So, yesterday I came across this blog post about Katie Holmes and an apparently “overheard” conversation (I can’t find the link, by the way) regarding her (and Tom’s?) decision to try for baby number two. Her reason for the second baby? “Suri would love a brother or sister to play with. I think it would be good for her. It’s hard to say no to her.”
First, I’ll say this: Poor Katie. If all my overheard conversations with girlfriends were repeated and dissected on blog posts, I would look like the worst mother of all time. But, having said that, I can’t help but feel fascinated with her line of reasoning.
Jeanne Sager’s post on The Stir is ruthless in its dissection of Holmes’ reasoning. Sager hates the “my child wants a sibling” approach to parenthood that she believes way too many families are taking these days.
She wants to know why in the world parents would consider the idea of having another baby as “giving” a sibling to a child. I’ll quote:
“Our kids don’t carry our babies. They don’t breastfeed them. Or get up in the middle of the night with them, pay for their diapers and shoes and college. They don’t bear the emotional burden of raising their siblings to adulthood. In short, they have nothing to do with the important issues upon which a decision to have a child are based.”
I can get behind what Sager is saying here.
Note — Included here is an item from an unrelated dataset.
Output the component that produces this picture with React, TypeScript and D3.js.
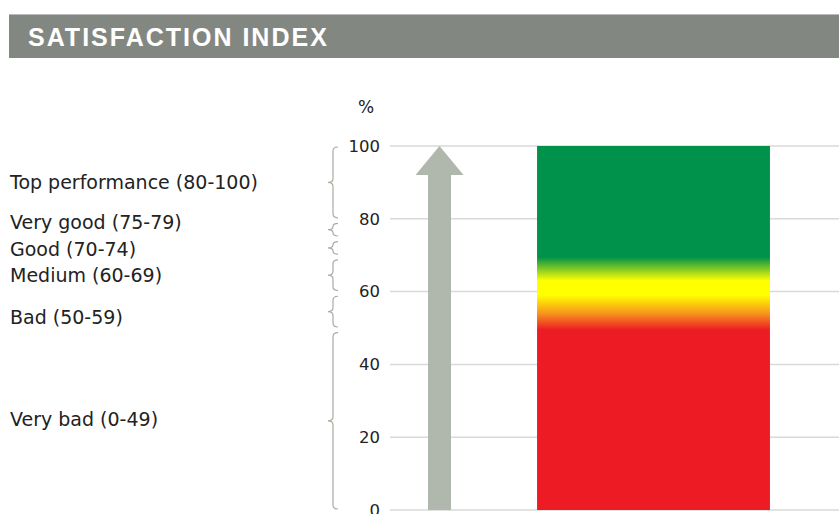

Obviously, I’m not a fan of giving children everything they ask for. And I’ve got serious issues with someone who would make massive life decisions based on an inability to say no to a child.
But here’s my question: Is it that crazy to take into account that a sibling would be really wonderful for your child? I’m having a second child for several reasons, but one of them is that I love my brothers and I love the experience I had growing up with siblings. My husband would say the same. I love the idea of a house full of noise and messy teenage boys. I love the thought of my boys learning how to be compassionate, caring men because they’ve been forced into sharing and playing together and interacting with one another constantly. I love the thought of my boys stuck sharing a room and whispering to each other from bunk beds in the dark at bedtime.
So, I can’t say that our love and dreams for August had nothing to do with our decision to go for baby number two. August was already a part of our future. Of course he affected our life decision in that way. But having another child is far more than simply offering your first a playmate. And if it’s a result of your toddler’s demands, you’ve got troubles.